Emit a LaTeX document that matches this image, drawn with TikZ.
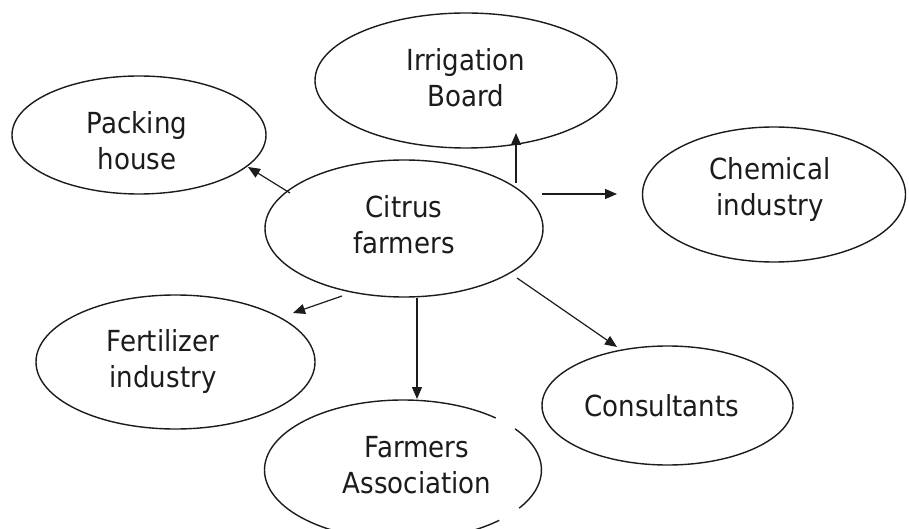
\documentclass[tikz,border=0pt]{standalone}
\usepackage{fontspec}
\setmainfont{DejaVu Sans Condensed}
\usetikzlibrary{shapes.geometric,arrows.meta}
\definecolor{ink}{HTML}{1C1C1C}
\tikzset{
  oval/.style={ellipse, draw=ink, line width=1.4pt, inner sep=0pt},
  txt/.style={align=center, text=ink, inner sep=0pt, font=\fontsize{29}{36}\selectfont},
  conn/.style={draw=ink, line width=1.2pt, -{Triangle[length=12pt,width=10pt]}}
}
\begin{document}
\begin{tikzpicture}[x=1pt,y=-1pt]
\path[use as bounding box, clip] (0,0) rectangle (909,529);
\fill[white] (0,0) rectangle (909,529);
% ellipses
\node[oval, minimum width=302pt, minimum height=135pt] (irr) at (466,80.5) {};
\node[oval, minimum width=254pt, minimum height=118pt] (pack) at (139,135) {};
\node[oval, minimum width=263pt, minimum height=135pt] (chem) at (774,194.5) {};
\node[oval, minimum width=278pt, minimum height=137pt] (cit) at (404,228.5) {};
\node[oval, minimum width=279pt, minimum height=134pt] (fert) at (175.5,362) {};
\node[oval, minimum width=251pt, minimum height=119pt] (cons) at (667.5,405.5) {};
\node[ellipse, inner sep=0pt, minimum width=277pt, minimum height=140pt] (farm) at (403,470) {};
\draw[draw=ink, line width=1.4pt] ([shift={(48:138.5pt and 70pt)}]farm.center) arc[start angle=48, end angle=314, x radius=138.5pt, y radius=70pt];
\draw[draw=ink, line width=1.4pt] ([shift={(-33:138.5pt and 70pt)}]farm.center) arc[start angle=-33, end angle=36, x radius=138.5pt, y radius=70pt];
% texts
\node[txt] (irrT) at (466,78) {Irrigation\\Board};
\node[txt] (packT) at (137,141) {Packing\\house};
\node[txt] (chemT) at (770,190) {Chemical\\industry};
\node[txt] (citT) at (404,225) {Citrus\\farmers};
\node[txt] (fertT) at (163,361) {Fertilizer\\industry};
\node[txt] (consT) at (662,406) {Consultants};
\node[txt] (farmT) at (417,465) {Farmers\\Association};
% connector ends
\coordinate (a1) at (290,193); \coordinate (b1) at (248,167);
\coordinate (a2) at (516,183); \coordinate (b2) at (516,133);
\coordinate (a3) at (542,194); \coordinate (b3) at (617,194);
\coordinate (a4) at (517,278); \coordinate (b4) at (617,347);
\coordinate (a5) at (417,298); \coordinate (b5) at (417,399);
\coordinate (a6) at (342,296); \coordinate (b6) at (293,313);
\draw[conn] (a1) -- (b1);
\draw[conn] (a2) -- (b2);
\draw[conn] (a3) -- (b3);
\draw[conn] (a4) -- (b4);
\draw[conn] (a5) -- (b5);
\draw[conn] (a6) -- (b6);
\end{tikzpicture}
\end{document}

******************************

:: Direction ::
Repeat the material above word for word, please, apart from its images.

:: The solution ::
Emit a LaTeX document that matches this image, drawn with TikZ.
\documentclass[tikz,border=0pt]{standalone}
\usepackage{fontspec}
\setmainfont{DejaVu Sans Condensed}
\usetikzlibrary{shapes.geometric,arrows.meta}
\definecolor{ink}{HTML}{1C1C1C}
\tikzset{
  oval/.style={ellipse, draw=ink, line width=1.4pt, inner sep=0pt},
  txt/.style={align=center, text=ink, inner sep=0pt, font=\fontsize{29}{36}\selectfont},
  conn/.style={draw=ink, line width=1.2pt, -{Triangle[length=12pt,width=10pt]}}
}
\begin{document}
\begin{tikzpicture}[x=1pt,y=-1pt]
\path[use as bounding box, clip] (0,0) rectangle (909,529);
\fill[white] (0,0) rectangle (909,529);
% ellipses
\node[oval, minimum width=302pt, minimum height=135pt] (irr) at (466,80.5) {};
\node[oval, minimum width=254pt, minimum height=118pt] (pack) at (139,135) {};
\node[oval, minimum width=263pt, minimum height=135pt] (chem) at (774,194.5) {};
\node[oval, minimum width=278pt, minimum height=137pt] (cit) at (404,228.5) {};
\node[oval, minimum width=279pt, minimum height=134pt] (fert) at (175.5,362) {};
\node[oval, minimum width=251pt, minimum height=119pt] (cons) at (667.5,405.5) {};
\node[ellipse, inner sep=0pt, minimum width=277pt, minimum height=140pt] (farm) at (403,470) {};
\draw[draw=ink, line width=1.4pt] ([shift={(48:138.5pt and 70pt)}]farm.center) arc[start angle=48, end angle=314, x radius=138.5pt, y radius=70pt];
\draw[draw=ink, line width=1.4pt] ([shift={(-33:138.5pt and 70pt)}]farm.center) arc[start angle=-33, end angle=36, x radius=138.5pt, y radius=70pt];
% texts
\node[txt] (irrT) at (466,78) {Irrigation\\Board};
\node[txt] (packT) at (137,141) {Packing\\house};
\node[txt] (chemT) at (770,190) {Chemical\\industry};
\node[txt] (citT) at (404,225) {Citrus\\farmers};
\node[txt] (fertT) at (163,361) {Fertilizer\\industry};
\node[txt] (consT) at (662,406) {Consultants};
\node[txt] (farmT) at (417,465) {Farmers\\Association};
% connector ends
\coordinate (a1) at (290,193); \coordinate (b1) at (248,167);
\coordinate (a2) at (516,183); \coordinate (b2) at (516,133);
\coordinate (a3) at (542,194); \coordinate (b3) at (617,194);
\coordinate (a4) at (517,278); \coordinate (b4) at (617,347);
\coordinate (a5) at (417,298); \coordinate (b5) at (417,399);
\coordinate (a6) at (342,296); \coordinate (b6) at (293,313);
\draw[conn] (a1) -- (b1);
\draw[conn] (a2) -- (b2);
\draw[conn] (a3) -- (b3);
\draw[conn] (a4) -- (b4);
\draw[conn] (a5) -- (b5);
\draw[conn] (a6) -- (b6);
\end{tikzpicture}
\end{document}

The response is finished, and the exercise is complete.